Eye-inspired camera allows drones to fly in low light conditions Friday, 22 September 2017

Researchers from the University of Zurich (UZH) say drones of the future could be able to see better in low light conditions, allowing them to perform fast, agile manoeuvres and fly rescue and search missions at dusk or dawn.

To fly safely, drones need to know their precise position and orientation in space at all times. Commercial drones do this using GPS, but that requires them to be outdoors, and GPS can at times be unreliable, especially in urban environments.

Additionally, drones currently use conventional cameras that require a decent amount of light to work optimally. In dim conditions, images from the cameras are motion-blurred and cannot be used by computer vision algorithms, necessitating a reduction in the speed of the drones.

To solve this problem, professional drones use sensors that are elaborate, expensive, and bulky, such as laser scanners.

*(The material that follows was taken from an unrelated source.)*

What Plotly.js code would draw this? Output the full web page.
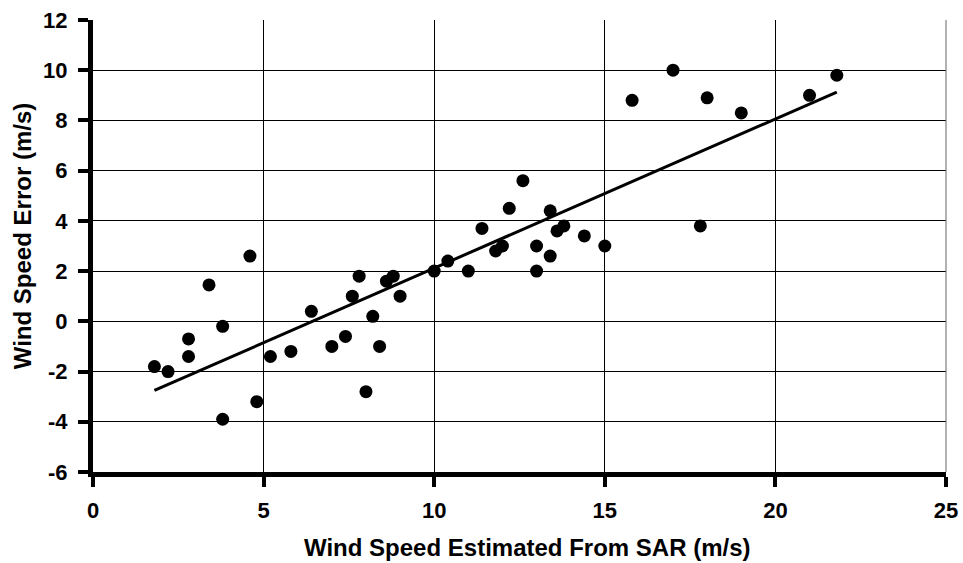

The alternative approach by the researchers, in cooperation with the Swiss research consortium NCCR Robotics, uses an eye-inspired camera that can cope with high-speed motion, and is able to see in the dark much more effectively than conventional cameras. The team has already taught drones to use their onboard cameras to infer their position and orientation in space, allowing the drones to fly in a wide range of conditions

"This research is the first of its kind in the fields of artificial intelligence and robotics, and will soon enable drones to fly autonomously and faster than ever, including in low-light environments," says Prof. Davide Scaramuzza, Director of the Robotics and Perception Group at UZH.

The cameras, called 'event cameras', do not need to capture full light on the bio-inspired retina in order to have a clear picture. They only report changes in brightness for each pixel, ensuring perfectly sharp vision even during fast motion or in low-light environments.

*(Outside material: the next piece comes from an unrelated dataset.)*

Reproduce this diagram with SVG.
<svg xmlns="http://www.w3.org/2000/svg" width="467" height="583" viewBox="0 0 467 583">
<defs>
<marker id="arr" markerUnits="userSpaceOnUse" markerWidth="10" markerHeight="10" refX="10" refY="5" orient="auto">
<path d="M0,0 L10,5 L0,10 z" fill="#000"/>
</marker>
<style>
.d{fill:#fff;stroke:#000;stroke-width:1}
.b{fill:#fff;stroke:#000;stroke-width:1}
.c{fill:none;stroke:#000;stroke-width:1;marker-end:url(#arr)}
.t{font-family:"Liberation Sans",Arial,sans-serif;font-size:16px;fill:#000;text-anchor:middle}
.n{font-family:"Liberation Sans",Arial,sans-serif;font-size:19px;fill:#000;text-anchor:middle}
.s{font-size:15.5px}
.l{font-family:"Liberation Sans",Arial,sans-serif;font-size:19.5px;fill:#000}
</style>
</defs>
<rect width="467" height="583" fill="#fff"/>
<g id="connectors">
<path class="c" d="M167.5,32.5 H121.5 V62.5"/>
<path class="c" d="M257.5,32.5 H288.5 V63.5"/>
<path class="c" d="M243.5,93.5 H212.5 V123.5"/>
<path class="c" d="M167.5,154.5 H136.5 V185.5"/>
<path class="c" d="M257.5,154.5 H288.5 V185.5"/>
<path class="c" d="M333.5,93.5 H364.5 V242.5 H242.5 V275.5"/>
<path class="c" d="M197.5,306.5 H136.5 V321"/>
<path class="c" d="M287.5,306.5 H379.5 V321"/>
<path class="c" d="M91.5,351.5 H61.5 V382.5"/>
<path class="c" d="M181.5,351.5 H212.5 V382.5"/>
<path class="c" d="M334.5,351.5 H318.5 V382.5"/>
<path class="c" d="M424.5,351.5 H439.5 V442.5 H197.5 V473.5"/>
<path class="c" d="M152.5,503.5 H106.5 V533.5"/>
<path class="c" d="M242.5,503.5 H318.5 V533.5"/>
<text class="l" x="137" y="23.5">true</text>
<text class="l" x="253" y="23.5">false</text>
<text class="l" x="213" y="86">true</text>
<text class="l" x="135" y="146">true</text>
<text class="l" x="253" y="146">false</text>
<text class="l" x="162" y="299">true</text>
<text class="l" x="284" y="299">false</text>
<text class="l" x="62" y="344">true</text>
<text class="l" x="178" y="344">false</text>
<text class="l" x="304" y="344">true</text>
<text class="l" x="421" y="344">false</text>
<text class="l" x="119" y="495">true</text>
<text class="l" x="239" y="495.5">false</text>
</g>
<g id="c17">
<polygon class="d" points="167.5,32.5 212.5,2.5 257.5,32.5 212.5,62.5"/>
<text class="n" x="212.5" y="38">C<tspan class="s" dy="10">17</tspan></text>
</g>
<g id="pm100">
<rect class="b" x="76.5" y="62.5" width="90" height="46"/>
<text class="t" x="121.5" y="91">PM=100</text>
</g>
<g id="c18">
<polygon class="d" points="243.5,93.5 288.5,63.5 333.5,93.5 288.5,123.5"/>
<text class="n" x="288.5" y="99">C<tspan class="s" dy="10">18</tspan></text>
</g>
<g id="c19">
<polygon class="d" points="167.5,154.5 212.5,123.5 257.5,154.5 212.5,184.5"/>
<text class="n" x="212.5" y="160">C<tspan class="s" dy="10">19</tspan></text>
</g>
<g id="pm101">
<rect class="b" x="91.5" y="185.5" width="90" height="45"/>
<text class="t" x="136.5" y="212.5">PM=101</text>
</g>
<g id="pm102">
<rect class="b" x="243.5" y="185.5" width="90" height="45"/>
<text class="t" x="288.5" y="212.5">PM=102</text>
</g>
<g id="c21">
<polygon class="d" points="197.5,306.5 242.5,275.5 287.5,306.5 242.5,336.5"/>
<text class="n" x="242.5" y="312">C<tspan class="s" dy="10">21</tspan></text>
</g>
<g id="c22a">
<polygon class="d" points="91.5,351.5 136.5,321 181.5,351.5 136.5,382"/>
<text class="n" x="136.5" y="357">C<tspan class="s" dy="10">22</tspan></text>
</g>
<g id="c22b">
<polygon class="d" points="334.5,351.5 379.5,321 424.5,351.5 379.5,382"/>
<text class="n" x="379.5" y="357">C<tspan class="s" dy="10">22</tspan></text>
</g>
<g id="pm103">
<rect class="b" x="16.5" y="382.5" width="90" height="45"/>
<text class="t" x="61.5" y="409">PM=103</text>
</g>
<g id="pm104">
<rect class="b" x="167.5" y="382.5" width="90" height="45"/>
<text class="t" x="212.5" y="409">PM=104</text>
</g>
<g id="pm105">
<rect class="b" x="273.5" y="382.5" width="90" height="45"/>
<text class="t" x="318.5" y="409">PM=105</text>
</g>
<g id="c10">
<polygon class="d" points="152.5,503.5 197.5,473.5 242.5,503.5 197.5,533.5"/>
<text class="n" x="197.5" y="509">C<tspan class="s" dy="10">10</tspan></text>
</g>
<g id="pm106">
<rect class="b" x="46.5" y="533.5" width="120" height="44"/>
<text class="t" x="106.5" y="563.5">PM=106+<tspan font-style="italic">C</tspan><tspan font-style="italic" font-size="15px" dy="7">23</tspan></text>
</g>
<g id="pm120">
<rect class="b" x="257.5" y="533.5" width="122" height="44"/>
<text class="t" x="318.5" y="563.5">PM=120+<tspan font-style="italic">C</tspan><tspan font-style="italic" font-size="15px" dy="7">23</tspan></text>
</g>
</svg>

The researchers have also designed new software able to efficiently process the output from such cameras.

Drones equipped with an event camera and the software designed by the researchers could assist search and rescue teams in scenarios where conventional drones would be of no use – for example on missions at dusk or dawn or when there is too little light for normal cameras to work. They would also be able to fly faster in disaster areas, where time is critical in saving survivors.

Before the drone and camera system can be rolled out commercially, the researchers will have to prove that the software also works reliably outdoors. Recent findings have also demonstrated that combining a standard camera with an event-based camera improves the accuracy and reliability of the system.